Marvellous Ways is eighty-nine years old and has lived alone in a remote Cornish creek for nearly all her life. Lately she’s taken to spending her days sitting on a mooring stone by the river with a telescope. She’s waiting for something – she’s not sure what, but she’ll know it when she sees it.
Drake is a young soldier left reeling by the Second World War. When his promise to fulfil a dying man’s last wish sees him wash up in Marvellous’ creek, broken in body and spirit, the old woman comes to his aid.
The year in question is 1947 and Marvellous Ways is a elderly healer/wise woman living in the woods of the Roseland Peninsula in Cornwall.
(Frances) Drake is a broken and dispirited ex soldier, unable to come to terms with civilian life and mourning a personal loss. He sets off on a journey to fulfill a promise, to deliver the last letter of a dying soldier to his father in Cornwall, and literally washes up at Marvellous’s door.
The two form a friendship that is nurturing to both, and in the course of Drakes stay he gains the strength to move forward, and Marvellous relives her past by telling him stories. Her life is colourful and as she tells it, we relive her loves and friendships with a host of magical characters such as Paper Jack and Peace. The imagery and poetry in the writing makes the stories read like myths rather than real life.

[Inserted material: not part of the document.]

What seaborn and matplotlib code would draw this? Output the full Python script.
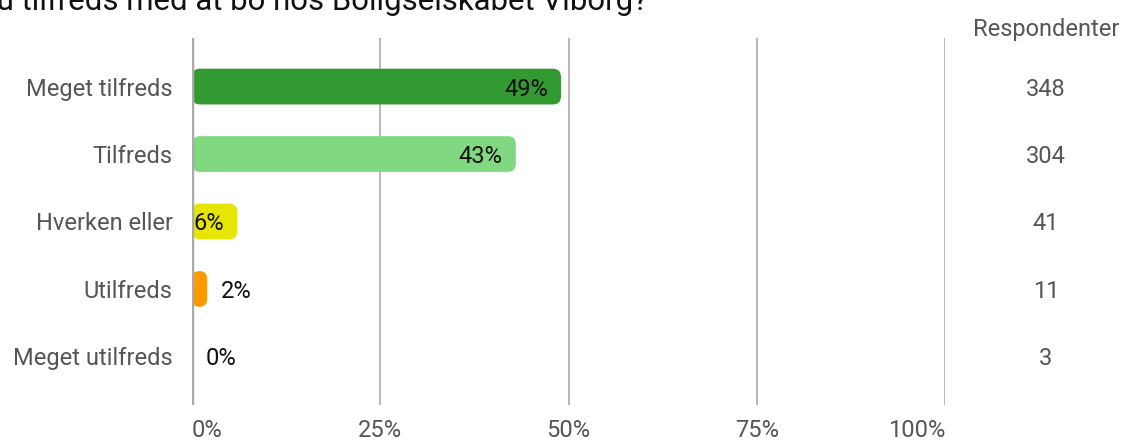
import matplotlib
matplotlib.use("Agg")
import matplotlib.pyplot as plt
import seaborn as sns
import pandas as pd
from matplotlib.patches import FancyBboxPatch

categories = ["Meget tilfreds", "Tilfreds", "Hverken eller", "Utilfreds", "Meget utilfreds"]
percent = [49, 43, 6, 2, 0]
respondents = [348, 304, 41, 11, 3]
colors = ["#339933", "#80d980", "#e6e600", "#ff9900", "#cc0000"]
xticks = [0, 25, 50, 75, 100]
xtick_labels = ["0%", "25%", "50%", "75%", "100%"]
title = "Er du tilfreds med at bo hos Boligselskabet Viborg?"

sns.set_theme(style="white")
plt.rcParams["font.family"] = ["Roboto", "DejaVu Sans"]

W, H = 1124, 442
FS = 17
fig = plt.figure(figsize=(W / 100, H / 100), dpi=100)
ax_left, ax_right, ax_top, ax_bottom = 192, 945, 38, 405
ax = fig.add_axes([ax_left / W, (H - ax_bottom) / H, (ax_right - ax_left) / W, (ax_bottom - ax_top) / H])

df = pd.DataFrame({"cat": categories, "pct": percent})
sns.barplot(data=df, x="pct", y="cat", hue="cat", palette=colors, order=categories,
            orient="h", width=0.53, saturation=1, legend=False, ax=ax, zorder=2)
ax.set_xlim(0, 100)
ax.set_ylim(4.72, -0.72)

px_per_x = (ax_right - ax_left) / 100.0
px_per_y = (ax_bottom - ax_top) / 5.44
radius_px = 8
for p in list(ax.patches):
    x0, y0 = p.get_x(), p.get_y()
    w, h = p.get_width(), p.get_height()
    fc = p.get_facecolor()
    p.set_visible(False)
    if w <= 0:
        continue
    r = min(radius_px, w * px_per_x / 2) / px_per_x
    fb = FancyBboxPatch((x0, y0), w, h,
                        boxstyle=f"round,pad=0,rounding_size={r}",
                        mutation_aspect=px_per_x / px_per_y,
                        facecolor=fc, edgecolor="none", zorder=2)
    ax.add_patch(fb)

for x in xticks[1:]:
    ax.axvline(x, color="#aaaaaa", lw=1.2, zorder=1)
ax.axvline(0, color="#aaaaaa", lw=2.5, zorder=3)

for sp in ax.spines.values():
    sp.set_visible(False)

ax.set_xticks(xticks)
ax.set_xticklabels(xtick_labels)
ax.tick_params(axis="x", length=0, pad=10, labelsize=FS, labelcolor="#555555")
ax.tick_params(axis="y", length=0, pad=14, labelsize=FS, labelcolor="#555555")
tl = ax.get_xticklabels()
tl[0].set_horizontalalignment("left")
tl[0].set_x(-0.4)
tl[-1].set_horizontalalignment("right")
for t in ax.get_yticklabels():
    t.set_verticalalignment("center_baseline")
ax.set_xlabel("")
ax.set_ylabel("")

pad_units = 13 / px_per_x
for i, (v, n) in enumerate(zip(percent, respondents)):
    label = f"{v}%"
    if v >= 5:
        ax.text(v - pad_units, i, label, ha="right", va="center_baseline", fontsize=FS, color="#111111", zorder=4)
    else:
        ax.text(v + 14 / px_per_x, i, label, ha="left", va="center_baseline", fontsize=FS, color="#111111", zorder=4)
    yfig = (H - (ax_top + (i + 0.72) * px_per_y)) / H
    fig.text(1046 / W, yfig, str(n), ha="center", va="center_baseline", fontsize=FS, color="#555555")

fig.text(1046 / W, (H - 27) / H, "Respondenter", ha="center", va="center_baseline", fontsize=FS, color="#555555")
fig.text(648 / W, (H - 10) / H, title, ha="right", va="baseline", fontsize=22.4, color="#111111")

fig.savefig("out.png", dpi=100)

I enjoyed this book, but it does take a little time to settle into it and get used to the rhythms. The lack of punctuation means you really need to think about the words and the what you’re reading, but it does become easier. The story is quite literally at times magical and you’re never really quite sure what is real or possibly imagined, but it all adds to a wonderful story of love and friendship; loss and grief, and the healing power of nature.
I received a review copy via NetGalley in return for an honest review.